The migration stalled. Everyone stared at the schema. The missing piece was simple: a new column.
Adding a new column sounds small. In production, it is not. Schema changes can block writes, break queries, and lock tables. Done without care, they cause downtime. Done right, they deploy cleanly, with zero disruption.
A new column in SQL starts with ALTER TABLE. But the method and timing matter. On small datasets, it’s instant. On large tables, execution time grows with the size of the data. Each row needs space for the new field. Without the right strategy—like adding the column as nullable or using online DDL—the database can freeze until the change completes.
Good practice:
- Use
ADD COLUMN with defaults only if safe for your dataset size. - On high-traffic systems, rely on online schema change tools such as
gh-ost or pt-online-schema-change. - Roll out changes in stages: first add the column, then backfill, then enforce constraints.
- Always test on a copy of production-scale data before touching the live cluster.
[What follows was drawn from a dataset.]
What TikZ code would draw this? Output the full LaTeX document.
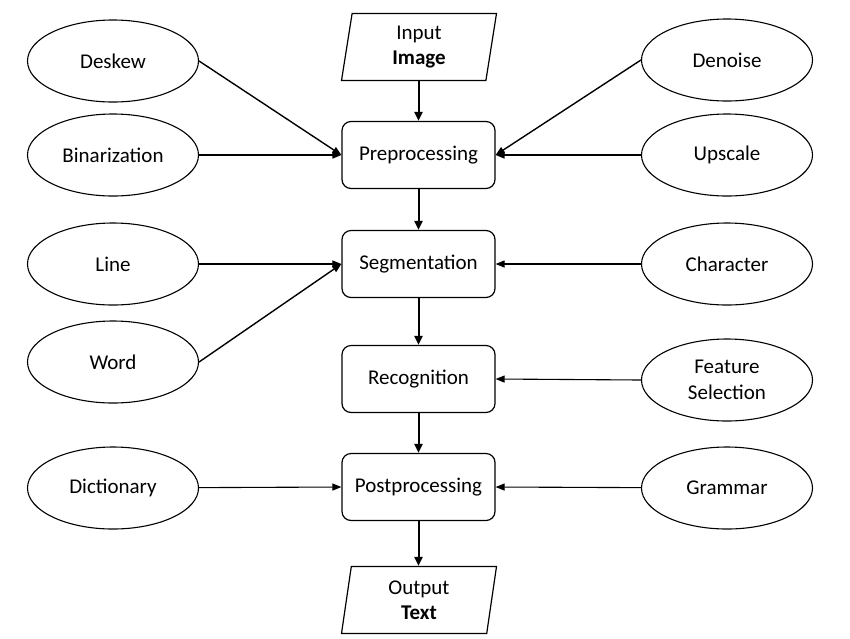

For NoSQL databases, “new column” often means updating the document schema at the application level. Still, the same discipline applies—introduce changes in a way that won’t corrupt older data or overload reads and writes.
Version control your schema. Track migrations in the same repository as the application code. Use automated checks to stop unsafe changes before they hit production.
When planned well, a new column is just another pull request. When rushed, it’s a postmortem waiting to happen.